Liverpool (AFP) – Romelu Lukaku’s return to fitness has given Everton extra reason for optimism as they prepare to welcome their former manager David Moyes back to Goodison Park in the Premier League on Saturday.

Lukaku was outstanding in Everton’s last home match, scoring four times in a 6-3 victory over Bournemouth at the start of February, but missed his club’s recent five-day warm-weather training camp in Dubai to have treatment on a calf problem.

Moyes, now in charge at Sunderland, will be disappointed to learn that the Belgium striker has been passed fit, and is ready to add to the total of 17 goals that makes him Everton’s top scorer this season.

The break in Dubai was a result of Everton having no game for a fortnight after their most recent fixture, a goalless draw at Middlesbrough, and appears to have given Ronald Koeman’s players a chance to shake off their aches and strains. 

In addition to Lukaku, midfielder James McCarthy is ready to return from a hamstring injury, and winger Kevin Mirallas has recovered from a groin problem.

Spirits are good too, with a poor run of results in the lead-up to Christmas now forgotten, thanks to a sequence of eight league matches unbeaten, during which Everton have gathered 18 points and kept five clean sheets. 

As a result, Everton are firmly ensconced in seventh place, well behind the teams above them, but with a significant gap to most of the teams below them as well. 

With no cups to play for, and European qualification a distant shot at present, the Toffees are more or less free to play without pressure.
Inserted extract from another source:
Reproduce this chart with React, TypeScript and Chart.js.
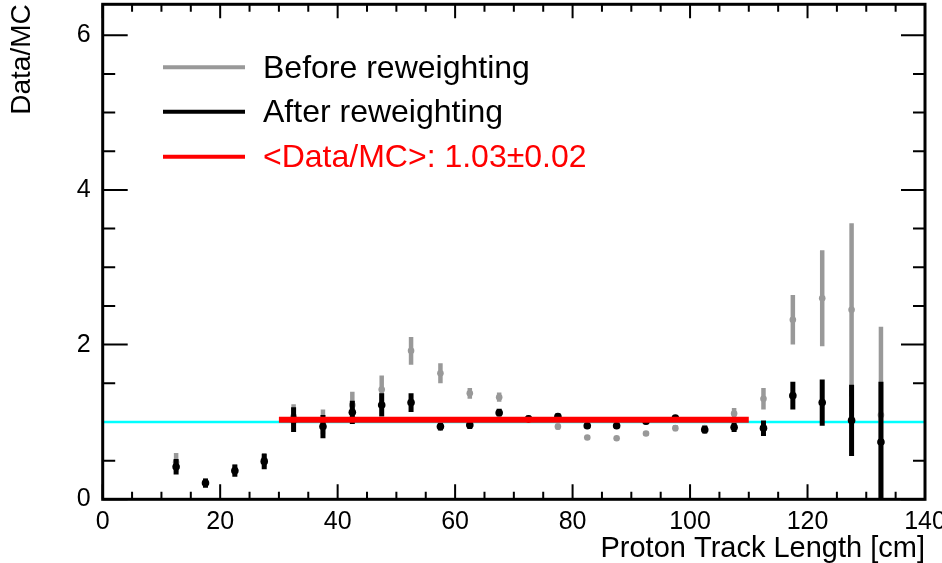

Koeman, though, will not stand for his players easing up.

“The best way to be successful is game by game,” the Everton manager said. “We like to win and we need to play on a good level. We are not a team who will give a lot of space away.”

– Unhappy return –

The last time Moyes came to Goodison Park as a visiting manager, he was sacked just two days later.

That was following a 2-0 defeat with Manchester United in April 2014, nine months after the Scot ended his 11-year spell as Everton’s manager for an ill-fated stint at Old Trafford.

This time, he returns with a Sunderland team bottom of the table and needing a lift after losing 4-0 at home to Southampton in their last league fixture a fortnight ago.

But Jan Kirchhoff has lifted some of gloom over the Stadium of Light by rejoining the first-team squad after missing out on their five-day break in New York.

The German midfielder, a key figure in last season’s narrow escape from relegation, has been out for eight weeks because of a knee injury.

But he is likely to be involved at Goodison as Moyes tries to compensate for the absence of Jack Rodwell, who began his career at Everton, and Lee Cattermole.

Kirchhoff trained with the club’s Under-23s last week while his team-mates were in the United States. 

“It was better for my personal development if I stayed here and trained,” he said.

While Rodwell misses out on a return to Merseyside, former Everton players Bryan Oviedo, Darron Gibson and Joleon Lescott will be in the Sunderland squad.

Sunderland have won only once since Boxing Day — a 4-0 triumph at fellow-strugglers Crystal Palace — and have lost four of their last six games.

Sadness also surrounds the match after news that the family of Bradley Lowery, a five-year-old suffering from terminal cancer, have been told he has a new tumour.

Bradley brought the two teams together when he was Sunderland’s mascot for their home game against Everton in September.

Everton later donated £200,000 ($251,000, 297,000 euros) towards Bradley’s treatment and he was also their mascot for a match against Manchester City in January, when he was carried on to the Goodison Park pitch by Lukaku.